Christopher Hitchens on Ayaan Hirsi Ali; FGM Revisited



Here's an important piece by Christopher Hitchens in Slate on the recent fate of Dutch parliament member Ayaan Hirsi Ali. I blogged recently about Hirsi Ali here.

For an excellent earlier treatment of the same topic--female genital mutiliation (FGM)--by a believing Muslim woman, see Fauzia Kassinjda's moving book, Do They Hear You When You Cry? The book, written in 1999--in the days before our recent controversies about terrorism and immigration--puts INS policy in perspective. It especially puts into perspective the claim that immigrants and asylum seekers have it easy when they make it to our shores. It's an interesting question, by the way, why Elian Gonzalez made the headlines around that time but Kassinjda never quite did. It's an equally interesting question whatever became of the small controversy over FGM that did arise.

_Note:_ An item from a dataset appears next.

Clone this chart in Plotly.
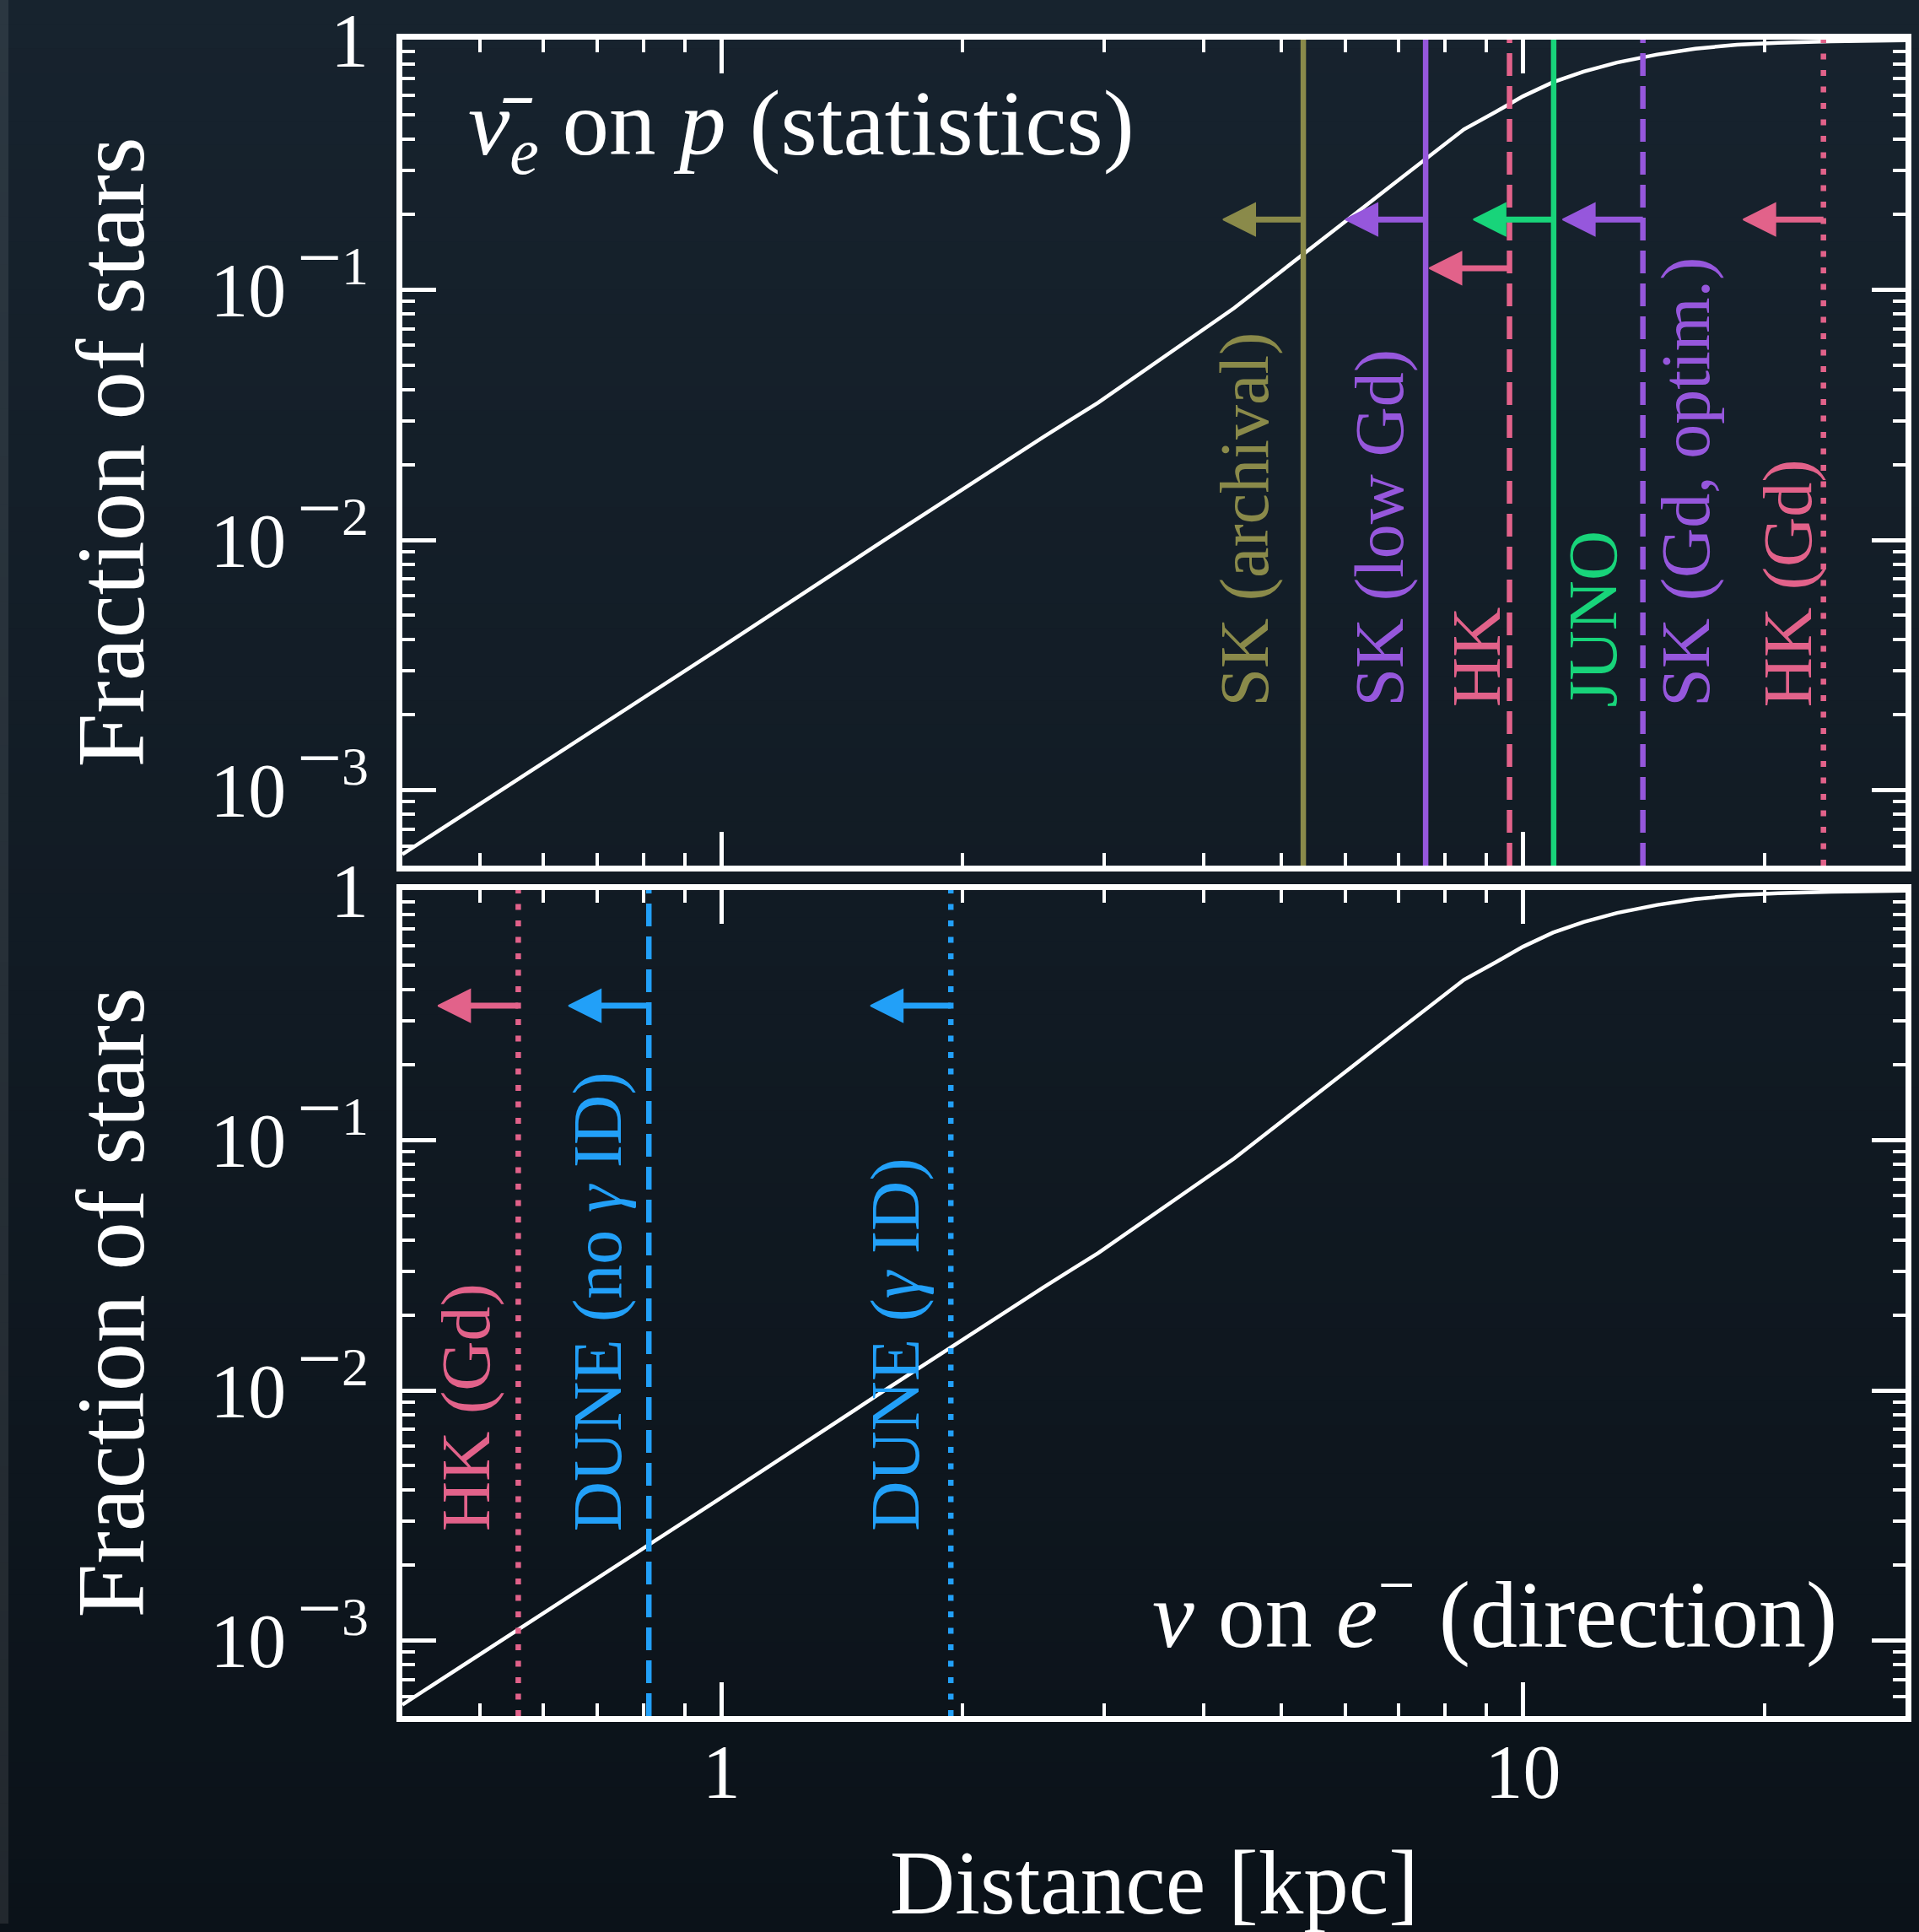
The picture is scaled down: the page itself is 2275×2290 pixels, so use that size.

This symposium in Boston Review in 1996 offers some useful insights into how academics were thinking about these issues a decade ago. I've taught the symposium several times since the year 2000 to undergraduates, typically in introductory philosophy courses, in the context of discussions about cultural relativism and related issues. My impression is that students are much quicker to judge practices like FGM than they were, say, seven years ago, in the pre-9/11 age. They reject Tamir's (admittedly ill-argued) view with near unanimity, and defend Nussbaum's with vehement conviction.

Seven years ago I might have taken that as a good sign--evidence of emancipation from cultural relativism--but now I'm not so sure. 9/11 has, in my view, had the effect of making moral dogmatists out of students. They can make adverse judgments of anything so long as it's vaguely Muslim. As for the rest of the moral universe, they're often at sea.

FGM is practiced by (certain) Muslims but has essentially nothing to do with Islam. For a number of reasons, that distinction is becoming harder and harder to convey to students whose yen for judgment outstrips their knowledge of the world. But then, can't the same be said of their elders?